Hilfsorganisationen in Sorge über aktuelle Asylpolitik
Große Sorge darüber, dass die aktuelle österreichische wie auch europäische Asylpolitik "nicht mehr primär dem Schutz von Flüchtlingen dient, sondern dem Schutz von Grenzen", haben sechs in diesem Bereich engagierte österreichische Hilfsorganisationen geäußert. Flüchtlinge müssten Zugang zu einem fairen und rechtsstaatlichen Verfahren in Europa haben. "Wir fordern eine solidarische Aufnahme von Schutzsuchenden in der EU statt nationaler Abschottung", heißt es in dem am Dienstag veröffentlichten gemeinsamen Appell von Caritas, Diakonie, Amnesty International, Ärzte ohne Grenzen, Rotem Kreuz und Volkshilfe an die Bundesregierung.
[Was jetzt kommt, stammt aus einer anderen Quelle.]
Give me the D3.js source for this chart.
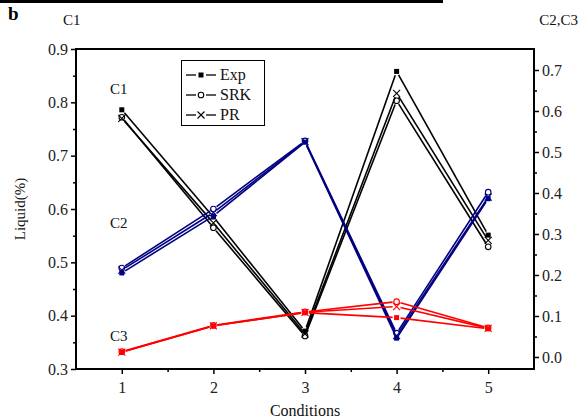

Die Zahl der Flüchtlinge nehme zwar weltweit zu, die Zahlen derer, die in Europa und Österreich ankommen, sinken aber deutlich, wiesen die NGOs hin. Sie nahmen die Bundesregierung vor dem Hintergrund der EU-Ratspräsidentschaft Österreichs in die Pflicht, Verantwortung für den Flüchtlingsschutz in Österreich und Europa zu übernehmen. Das bedeute konkret: Die Zurückweisung von schutzsuchenden Menschen an der europäischen Außengrenze sei inakzeptabel, ebenso der Vorschlag, Schutzsuchende in Staaten vor Europas Grenzen "aus- bzw. zwischenzulagern".
Eine Reform des Dublin-Systems erachten die Hilfsorganisationen als "dringend erforderlich". Statt nationaler Alleingänge an den Grenzen bedürfe es einer solidarischen Aufnahme, bei der den Staaten an den südlichen Außengrenzen nicht die alleinige Verantwortung zugeschoben werde.
Gefordert wird seitens der kirchlichen Caritas und anderer humanitärer Organisationen auch die Einhaltung des Verbots, Menschen der Folter und unmenschlicher Behandlung auszusetzen. Laut der Rechtsprechung des Europäischen Gerichtshofs für Menschenrechte dürfe niemand in einen Staat zurückgeschoben werden, in dem ihm Folter bzw. unmenschliche Behandlung droht. Dies und auch der Zugang zu einem fairen rechtsstaatlichen Asylverfahren sei gegenwärtig in den nordafrikanischen Staaten nicht gewährleistet.
Recht auf Leben gilt auch auf Hoher See
Die Europäische Union müsse weiters endlich wirksame Schritte einleiten, um Menschen aus Seenot zu retten und sie in den nächsten europäischen Hafen zu bringen. Das Recht auf Leben gelte auch auf Hoher See. Zivile Seenotrettungsorganisationen dürften nicht an ihrer Arbeit gehindert werden, so die unterzeichnenden NGOs. Sie forderten ein Ende der Kriminalisierung zivilgesellschaftlichen, den Menschenrechten entsprechenden Handelns, das in einigen EU-Mitgliedstaaten bereits als "Unterstützung illegaler Migration" diffamiert werde. Es sei im Gegenteil ein klares Bekenntnis zu zivilgesellschaftlichem Engagement seitens der EU und ihren Mitgliedstaaten zu erwarten.
In den jeweiligen Staaten müsse die Integration Geflohener unterstützt werden, das Schüren von Angst sei zu verurteilen. "Wir brauchen einen faktenbasierten, lösungsorientierten öffentlichen Diskurs." Ängsten solle mit Aufklärung, Information und unmittelbarem Kontakt begegnet werden.
Schließlich fordern die Hilfsorganisationen auch mehr Hilfe vor Ort: Die Bundesregierung solle die bilaterale direkte Entwicklungszusammenarbeit bis 2021 um jährlich 15 Millionen Euro steigern und den Auslandskatastrophenfonds aufstocken.
Asylanträge rückläufig
Die Zahl der Asylanträge geht in Österreich indes weiter massiv zurück. Laut der am Montag veröffentlichten vorläufigen Halbjahresstatistik des Innenministeriums wurden in den ersten sechs Monaten des Jahres 7.098 Anträge gezählt. Zuletzt war dieser Wert 2011 niedriger. Im Vorjahr wurden im ersten Halbjahr noch 12.673 Ansuchen gestellt. Zum Vergleich: 2015 waren es 28.311 Anträge.